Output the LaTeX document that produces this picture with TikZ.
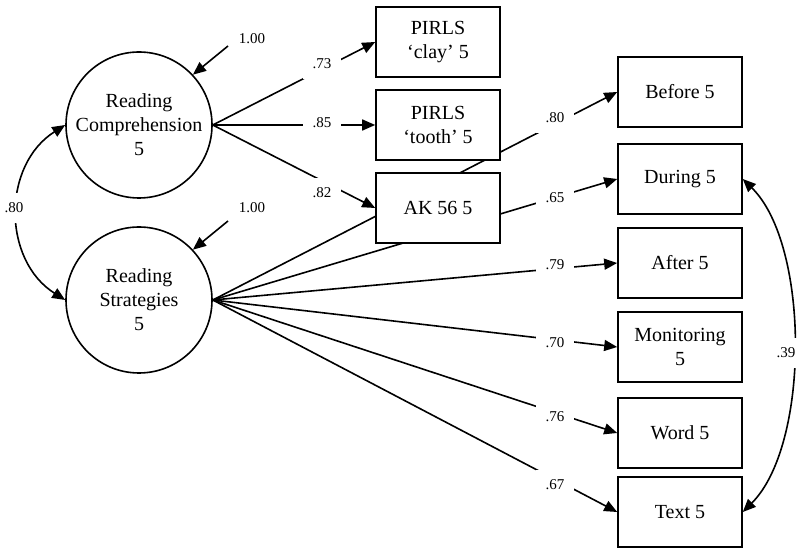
\documentclass[tikz,border=0pt]{standalone}
\usepackage{fontspec}
\setmainfont{Liberation Serif}
\usetikzlibrary{shapes,backgrounds}
\usetikzlibrary{arrows.meta}

\tikzset{
	latent/.style={draw, circle, minimum size=73pt, inner sep=0pt, align=center, fill=white},
	indicator/.style={draw, rectangle, minimum width=62pt, minimum height=35pt, align=center, fill=white},
	loading/.style={->, line width=0.8pt},
	coef/.style={fill=white, inner sep=5pt, font=\fontsize{7.5}{9}\selectfont},
	errlab/.style={font=\fontsize{7.5}{9}\selectfont}
}

\begin{document}
\begin{tikzpicture}[x=0.5pt, y=-0.5pt, line width=0.8pt, >={Triangle[length=6.5pt,width=5.5pt]}]
	\useasboundingbox (0,0) rectangle (797,549);
	% latent variables
	\node[latent] (rc) at (139,125) {Reading\\Comprehension\\5};
	\node[latent] (rs) at (139,300) {Reading\\Strategies\\5};
	% comprehension indicators
	\node[indicator] (clay) at (438,42) {PIRLS\\`clay' 5};
	\node[indicator] (tooth) at (438,125) {PIRLS\\`tooth' 5};
	\node[indicator] (ak) at (438,208) {AK 56 5};
	% strategy indicators
	\node[indicator] (before) at (680,92) {Before 5};
	\node[indicator] (during) at (680,179) {During 5};
	\node[indicator] (after) at (680,263) {After 5};
	\node[indicator] (monit) at (680,347) {Monitoring\\5};
	\node[indicator] (word) at (680,433) {Word 5};
	\node[indicator] (text) at (680,512) {Text 5};
	% residual arrows
	\coordinate (e1) at (228,46);
	\coordinate (e2) at (228,221);
	\node[errlab] (v1) at (252,39) {1.00};
	\node[errlab] (v2) at (252,208) {1.00};
	\draw[->] (e1) -- (rc.43);
	\draw[->] (e2) -- (rs.43);
	\begin{scope}[on background layer]
		\draw[loading] (rc.east) -- (clay.west);
		\draw[loading] (rc.east) -- (tooth.west);
		\draw[loading] (rc.east) -- (ak.west);
		\draw[loading] (rs.east) -- (before.west);
		\draw[loading] (rs.east) -- (during.west);
		\draw[loading] (rs.east) -- (after.west);
		\draw[loading] (rs.east) -- (monit.west);
		\draw[loading] (rs.east) -- (word.west);
		\draw[loading] (rs.east) -- (text.west);
	\end{scope}
	% correlations
	\draw[<->] (rc.west) .. controls (2,165) and (2,260) .. (rs.west);
	\draw[<->] (during.east) .. controls (810,245) and (810,445) .. (text.east);
	% loadings
	\node[coef] (l1) at (322,64) {.73};
	\node[coef] (l2) at (322,123) {.85};
	\node[coef] (l3) at (322,193) {.82};
	\node[coef] (l4) at (555,118) {.80};
	\node[coef] (l5) at (555,198) {.65};
	\node[coef] (l6) at (555,265) {.79};
	\node[coef] (l7) at (555,343) {.70};
	\node[coef] (l8) at (555,417) {.76};
	\node[coef] (l9) at (555,485) {.67};
	\node[coef] (c1) at (14,208) {.80};
	\node[coef] (c2) at (786,353) {.39};
\end{tikzpicture}
\end{document}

● EXERCISE BRIEF
Repeat the data exactly in full, omitting its pictures.

● RESULT OF THE EXERCISE
Output the LaTeX document that produces this picture with TikZ.
\documentclass[tikz,border=0pt]{standalone}
\usepackage{fontspec}
\setmainfont{Liberation Serif}
\usetikzlibrary{shapes,backgrounds}
\usetikzlibrary{arrows.meta}

\tikzset{
	latent/.style={draw, circle, minimum size=73pt, inner sep=0pt, align=center, fill=white},
	indicator/.style={draw, rectangle, minimum width=62pt, minimum height=35pt, align=center, fill=white},
	loading/.style={->, line width=0.8pt},
	coef/.style={fill=white, inner sep=5pt, font=\fontsize{7.5}{9}\selectfont},
	errlab/.style={font=\fontsize{7.5}{9}\selectfont}
}

\begin{document}
\begin{tikzpicture}[x=0.5pt, y=-0.5pt, line width=0.8pt, >={Triangle[length=6.5pt,width=5.5pt]}]
	\useasboundingbox (0,0) rectangle (797,549);
	% latent variables
	\node[latent] (rc) at (139,125) {Reading\\Comprehension\\5};
	\node[latent] (rs) at (139,300) {Reading\\Strategies\\5};
	% comprehension indicators
	\node[indicator] (clay) at (438,42) {PIRLS\\`clay' 5};
	\node[indicator] (tooth) at (438,125) {PIRLS\\`tooth' 5};
	\node[indicator] (ak) at (438,208) {AK 56 5};
	% strategy indicators
	\node[indicator] (before) at (680,92) {Before 5};
	\node[indicator] (during) at (680,179) {During 5};
	\node[indicator] (after) at (680,263) {After 5};
	\node[indicator] (monit) at (680,347) {Monitoring\\5};
	\node[indicator] (word) at (680,433) {Word 5};
	\node[indicator] (text) at (680,512) {Text 5};
	% residual arrows
	\coordinate (e1) at (228,46);
	\coordinate (e2) at (228,221);
	\node[errlab] (v1) at (252,39) {1.00};
	\node[errlab] (v2) at (252,208) {1.00};
	\draw[->] (e1) -- (rc.43);
	\draw[->] (e2) -- (rs.43);
	\begin{scope}[on background layer]
		\draw[loading] (rc.east) -- (clay.west);
		\draw[loading] (rc.east) -- (tooth.west);
		\draw[loading] (rc.east) -- (ak.west);
		\draw[loading] (rs.east) -- (before.west);
		\draw[loading] (rs.east) -- (during.west);
		\draw[loading] (rs.east) -- (after.west);
		\draw[loading] (rs.east) -- (monit.west);
		\draw[loading] (rs.east) -- (word.west);
		\draw[loading] (rs.east) -- (text.west);
	\end{scope}
	% correlations
	\draw[<->] (rc.west) .. controls (2,165) and (2,260) .. (rs.west);
	\draw[<->] (during.east) .. controls (810,245) and (810,445) .. (text.east);
	% loadings
	\node[coef] (l1) at (322,64) {.73};
	\node[coef] (l2) at (322,123) {.85};
	\node[coef] (l3) at (322,193) {.82};
	\node[coef] (l4) at (555,118) {.80};
	\node[coef] (l5) at (555,198) {.65};
	\node[coef] (l6) at (555,265) {.79};
	\node[coef] (l7) at (555,343) {.70};
	\node[coef] (l8) at (555,417) {.76};
	\node[coef] (l9) at (555,485) {.67};
	\node[coef] (c1) at (14,208) {.80};
	\node[coef] (c2) at (786,353) {.39};
\end{tikzpicture}
\end{document}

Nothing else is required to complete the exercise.